The last piece on the program, as if to dispel the gloom of Brahms, was the two movement Haydn Sonata in G major, whose tempo indication for the first movement is Allegretto innocente: that alone indicates a serene, agreeable character of music which this time was masterful conveyed by our pianist. I already mentioned that the concluding Presto was all one could want from that maniacal score. Mr. Lewis was graceful, witty – those taking hands off the keyboard! –, charming and demonstrated excellent finger work.

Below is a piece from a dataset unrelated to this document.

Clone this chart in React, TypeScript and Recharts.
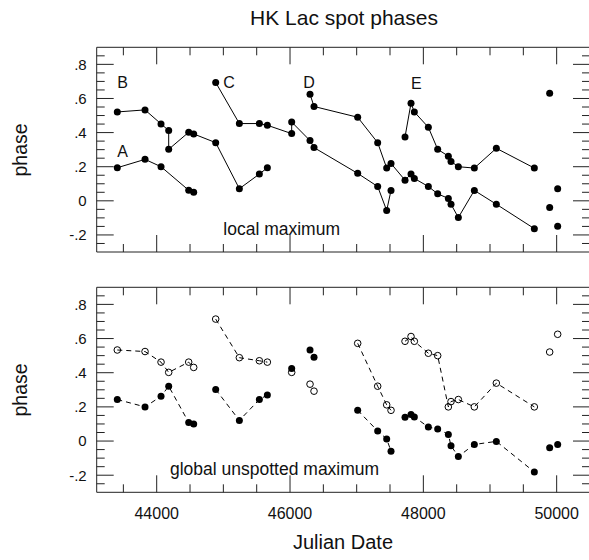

The audience erupted in loud shouts of appreciation and this time it was very much deserved.
There was only one encore: Schubert lovely Allegretto in C minor played in a simple and tender manner.
That evening there were two other important pianistic events: upstairs in the Stern Auditorium, Daniil Trifinov, the young darling of American audiences, performed his own Piano Concerto with Mariinsky Orchestra (when I heard this concerto on YouTube I thought I had discovered a new composer named Trifmaninov), while at the 92 Street Y’s Kaufmann Concert Hall another Brit, the still very young and immensely talented Benjamin Grosvenor offered a recital, in which coincidentally he also played late Brahms, his Opus 119. The fact that, having such a choice of attending any of these events, I chose Mr. Lewis can only be a sign of my deeply felt respect and admiration for his artistry based on many previous New York encounters. The fact that this time, to paraphrase Larry David, my enthusiasm was “more curbed” than usual is not going to change my generally positive perception of this musician.